Tokyo Electric Power Company (TEPCO) started rolling black-outs on March 15 due to power shortages in the wake of the disaster. TEPCO has separated Tokyo, Chiba, Kanagawa, Saitama, Ibaraki, Shizuoka, Tochigi, Gunma and Yamanashi prefectures into five sections, and each section takes turns to have power cut for three hours. The rolling black-outs is expected to continue until the end of April. Part of the power of TEPCO is supplied by the Fukushima Daiichi nuclear power plant, which was seriously damaged by the tsunami caused by the earthquake. In addition to TEPCO, Tohoku Electric Power has also started rolling black-outs and is expected to continue for a month.
Plants in the Miyagi prefecture were suspended either due to tsunami or power outage caused by the earthquake. The plants in Miyagi are mainly for optical film, magnetic tape and magnetic head production.
Equipment at the Kanuma plant in Tochigi prefecture was not damaged by the disaster but suspended operation due to lack of power in the disaster area. The Inazawa TV assembly plant in Aichi prefecture is far away from the disaster area and was not affected by the earthquake.
TV chip (Bravia engine) production is located in Nagasaki, far away from the disaster area and production has not been affected.

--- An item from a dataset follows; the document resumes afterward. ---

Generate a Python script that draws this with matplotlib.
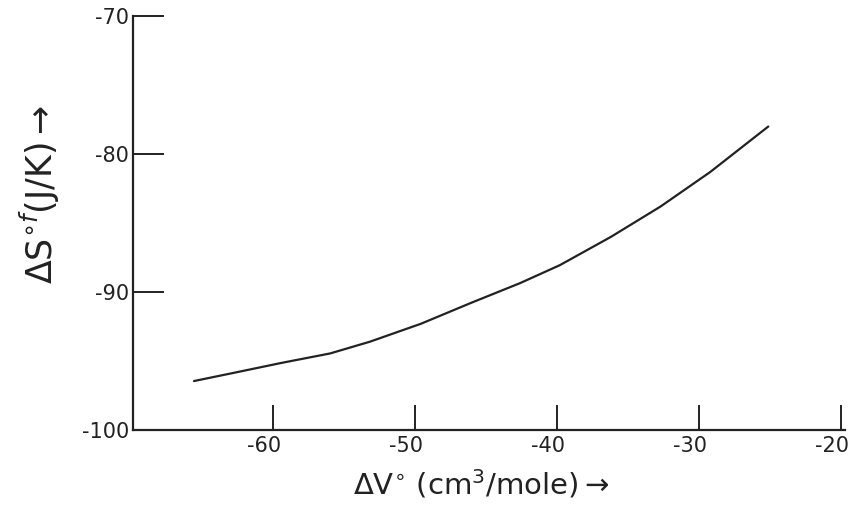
import numpy as np
import matplotlib
matplotlib.use("Agg")
import matplotlib.pyplot as plt
from matplotlib.transforms import ScaledTranslation

# values
dv = [-65.6, -63.0, -59.5, -56.0, -53.2, -49.6, -46.1, -42.6,
      -39.8, -36.2, -32.7, -29.2, -25.1]
ds = [-96.45, -95.9, -95.15, -94.45, -93.6, -92.3, -90.8, -89.35,
      -88.05, -86.0, -83.8, -81.3, -78.0]

xticks = [-60, -50, -40, -30, -20]
yticks = [-100, -90, -80, -70]

ink = "#222222"

fig = plt.figure(figsize=(8.66, 5.05), dpi=100)
ax = fig.add_axes([0.1536, 0.1485, 0.822, 0.8195])

ax.plot(dv, ds, color=ink, lw=1.6, solid_capstyle="round",
        solid_joinstyle="round")

ax.set_xlim(-69.9, -19.7)
ax.set_ylim(-100, -70)
ax.set_xticks(xticks)
ax.set_yticks(yticks)
ax.set_xticklabels([str(t) for t in xticks])
ax.set_yticklabels([str(t) for t in yticks])

for s in ["top", "right"]:
    ax.spines[s].set_visible(False)
for s in ["left", "bottom"]:
    ax.spines[s].set_color(ink)
    ax.spines[s].set_linewidth(1.6)

ax.tick_params(axis="both", direction="in", width=1.4,
               color=ink, labelcolor=ink, labelsize=15)
ax.tick_params(axis="x", length=18, pad=4)
ax.tick_params(axis="y", length=22, pad=3)

# hand-written x labels sit a little left of their ticks
shift = ScaledTranslation(-9 / 100, 0, fig.dpi_scale_trans)
for lab in ax.get_xticklabels():
    lab.set_transform(lab.get_transform() + shift)

ax.set_xlabel(r"ΔV$^{\circ}$ (cm$^{3}$/mole)$\rightarrow$", fontsize=21,
              color=ink)
ax.xaxis.set_label_coords(0.49, -0.09)
ax.set_ylabel(r"ΔS$^{\circ f}$(J/K)$\rightarrow$", fontsize=25,
              color=ink)
ax.yaxis.set_label_coords(-0.1, 0.57)

fig.savefig("out.png", dpi=100, facecolor="white")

Toshiba announced on March 15 to suspend production at its TV production plant in Saitama prefecture in response to the rolling black-outs. Several production and semiconductor facilities in Kanagawa prefecture will also suspend production in response to the rolling black-outs.
Its production plant in Iwate prefecture was hit by power outage and damage to factory buildings. The plant regained partial power supply on March 13, but operation remains suspended. The plant is mainly for CCD, CMOS and image processing analog IC production.
Production of LSI logic circuit and analog IC in Oita prefecture is far away from the disaster area and has not been affected.
Although no one is allowed to enter its Sendai and Fukushima plants due to aftershocks, the damage will not affect Panasonic’s TV business as the Sendai and Fukushima plants mainly focus on networking business.
Its Utsunomiya plant was not damaged by the earthquake but is within the rolling black-out area and will suspend production in response to the rolling black-outs. The Utsunomiya plant is mainly for image and display business.
The Yaita plant in Tochigi prefecture was suspended until March 14, and is facing rolling black-outs after resuming operation. The Yaita plant is mainly for small- to medium-size TV assembly business.
With the Kameyama and Sakai plants being far away from the disaster area, neither the earthquake nor the following rolling black-outs have any impact to their production. The Kameyama plant is a TV assembly plant, and the one at Sakai is for LCD panel production.